Insta360 also launched the GO Ultra Tadej Pogačar Edition Bundle on April 15, collaborating with the reigning Tour de France champion. The co-branded compact action camera is part of a deliberate strategy: use elite athletes to show that the product works under extreme conditions and appeal to enthusiasts who aspire to that level of performance.

Analysis: This isn't a new pattern — action camera makers have done athlete partnerships for years. But cycling is a smart choice because the sport is built on point-of-view footage, and there's growing overlap between professional cycling content and what recreational riders want to watch and create.

How This Actually Works

The Luna Series raises some real technical questions that won't get answered until the cameras ship. Combining Leica's optical approach with Insta360's stabilization software is genuinely complex — they need to ensure the cameras still deliver the smooth, stabilized footage Insta360 is known for, while maintaining the color accuracy and lens quality Leica brings.

The 32-bit float audio in the Mic Pro solves a real problem: in the field, an unexpected loud sound (a car horn, a shout) can spike the audio and ruin an otherwise good recording. Traditional recording systems can't handle those peaks. But the practical benefit depends on whether Insta360's camera software can actually process and use that extra audio information.

The Bigger Picture

Action camera makers face pressure from smartphones, which now shoot surprisingly good stabilized video. GoPro still dominates the market, but Chinese competitors like DJI are pressuring them with lower prices and more features packed in.

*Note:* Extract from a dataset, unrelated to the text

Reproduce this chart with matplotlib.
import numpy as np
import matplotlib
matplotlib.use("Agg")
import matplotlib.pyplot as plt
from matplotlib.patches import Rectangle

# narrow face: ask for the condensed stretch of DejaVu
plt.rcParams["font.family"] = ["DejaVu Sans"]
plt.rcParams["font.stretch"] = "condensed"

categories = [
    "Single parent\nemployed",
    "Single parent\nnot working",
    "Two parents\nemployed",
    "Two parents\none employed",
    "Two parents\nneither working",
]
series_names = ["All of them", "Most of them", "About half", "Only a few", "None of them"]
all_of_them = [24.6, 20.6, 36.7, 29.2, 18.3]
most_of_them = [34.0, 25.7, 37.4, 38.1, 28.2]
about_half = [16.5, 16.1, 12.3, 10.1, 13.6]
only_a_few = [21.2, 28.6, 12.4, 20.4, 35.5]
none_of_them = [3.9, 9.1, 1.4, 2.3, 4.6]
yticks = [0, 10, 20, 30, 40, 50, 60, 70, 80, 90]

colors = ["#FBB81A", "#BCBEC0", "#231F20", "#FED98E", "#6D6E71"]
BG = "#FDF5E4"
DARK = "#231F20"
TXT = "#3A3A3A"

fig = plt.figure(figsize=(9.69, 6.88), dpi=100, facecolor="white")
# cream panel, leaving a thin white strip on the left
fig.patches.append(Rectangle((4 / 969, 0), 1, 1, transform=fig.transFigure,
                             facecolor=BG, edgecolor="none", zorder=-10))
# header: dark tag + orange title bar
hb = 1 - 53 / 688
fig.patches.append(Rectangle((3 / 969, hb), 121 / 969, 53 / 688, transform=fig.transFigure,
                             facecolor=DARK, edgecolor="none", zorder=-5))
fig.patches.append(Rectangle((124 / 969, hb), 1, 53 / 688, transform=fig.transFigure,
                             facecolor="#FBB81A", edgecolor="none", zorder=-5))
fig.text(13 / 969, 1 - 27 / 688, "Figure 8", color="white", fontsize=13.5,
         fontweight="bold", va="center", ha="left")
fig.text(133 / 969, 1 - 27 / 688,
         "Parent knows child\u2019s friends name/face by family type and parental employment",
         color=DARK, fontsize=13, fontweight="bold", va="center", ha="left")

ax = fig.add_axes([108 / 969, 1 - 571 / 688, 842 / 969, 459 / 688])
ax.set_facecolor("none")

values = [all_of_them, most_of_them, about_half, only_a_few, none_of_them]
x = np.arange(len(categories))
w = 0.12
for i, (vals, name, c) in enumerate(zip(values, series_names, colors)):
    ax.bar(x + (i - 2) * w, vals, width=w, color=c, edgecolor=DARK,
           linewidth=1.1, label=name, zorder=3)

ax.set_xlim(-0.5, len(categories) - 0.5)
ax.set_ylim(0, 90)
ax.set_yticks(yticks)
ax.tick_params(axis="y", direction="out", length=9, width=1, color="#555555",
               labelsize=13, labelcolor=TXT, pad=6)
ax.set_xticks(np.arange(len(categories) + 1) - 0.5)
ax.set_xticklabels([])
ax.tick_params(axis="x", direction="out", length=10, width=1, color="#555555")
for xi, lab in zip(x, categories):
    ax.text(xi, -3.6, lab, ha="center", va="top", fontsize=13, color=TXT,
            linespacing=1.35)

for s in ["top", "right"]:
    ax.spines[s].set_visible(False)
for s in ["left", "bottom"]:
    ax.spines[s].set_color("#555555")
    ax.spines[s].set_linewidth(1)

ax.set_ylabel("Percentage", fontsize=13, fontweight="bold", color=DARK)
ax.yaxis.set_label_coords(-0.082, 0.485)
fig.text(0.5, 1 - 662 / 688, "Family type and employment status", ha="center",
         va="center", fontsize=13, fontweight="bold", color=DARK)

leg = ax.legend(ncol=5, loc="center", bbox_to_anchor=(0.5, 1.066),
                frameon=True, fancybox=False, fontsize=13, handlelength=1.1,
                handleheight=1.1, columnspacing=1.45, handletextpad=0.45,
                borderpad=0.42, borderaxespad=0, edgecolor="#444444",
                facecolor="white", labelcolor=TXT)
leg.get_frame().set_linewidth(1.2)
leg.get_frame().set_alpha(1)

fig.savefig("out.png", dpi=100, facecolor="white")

Worth flagging: Insta360's move to partner with an optical brand mirrors what we've seen in smartphones — companies like OnePlus (partnering with Hasselblad) and Sony (partnering with Zeiss) realized that pairing with camera experts adds credibility and improves image quality. It's becoming a way for manufacturers to stand out when spec sheets alone don't tell the full story.

The NAB Show timing matters too. NAB is where broadcast and production professionals gather, and it signals that Insta360 is positioning these cameras for serious content creators and producers — people who need reliable backup cameras, B-roll capture, or compact solutions for specific situations.

When Will These Be Available

Insta360 hasn't announced exact shipping dates for the Luna Series, but based on its past track record, expect them to launch within 90 to 120 days of the show. The Mic Air and Pogačar Edition cameras are already available through retailers.

The live demonstrations at NAB gave Insta360 direct feedback from professionals about what features and prices make sense before they launch to the broader market.

In this author's view: The Luna Series represents Insta360's most serious play for professional legitimacy yet. The company has built a reputation for clever, sometimes experimental features — but this partnership with Leica suggests they're now aiming to deliver genuinely superior image quality that justifies a higher price tag. Whether they pull it off will depend entirely on execution when these cameras actually ship.

The audio expansion makes sense strategically. Good sound has become just as important as good video for content creators, and the Mic Air especially addresses people who want quality audio on a budget. But Insta360 is entering a crowded space where Rode, Sennheiser, and Audio-Technica already have deep expertise and loyal customers. That's a harder sell than introducing yet another action camera.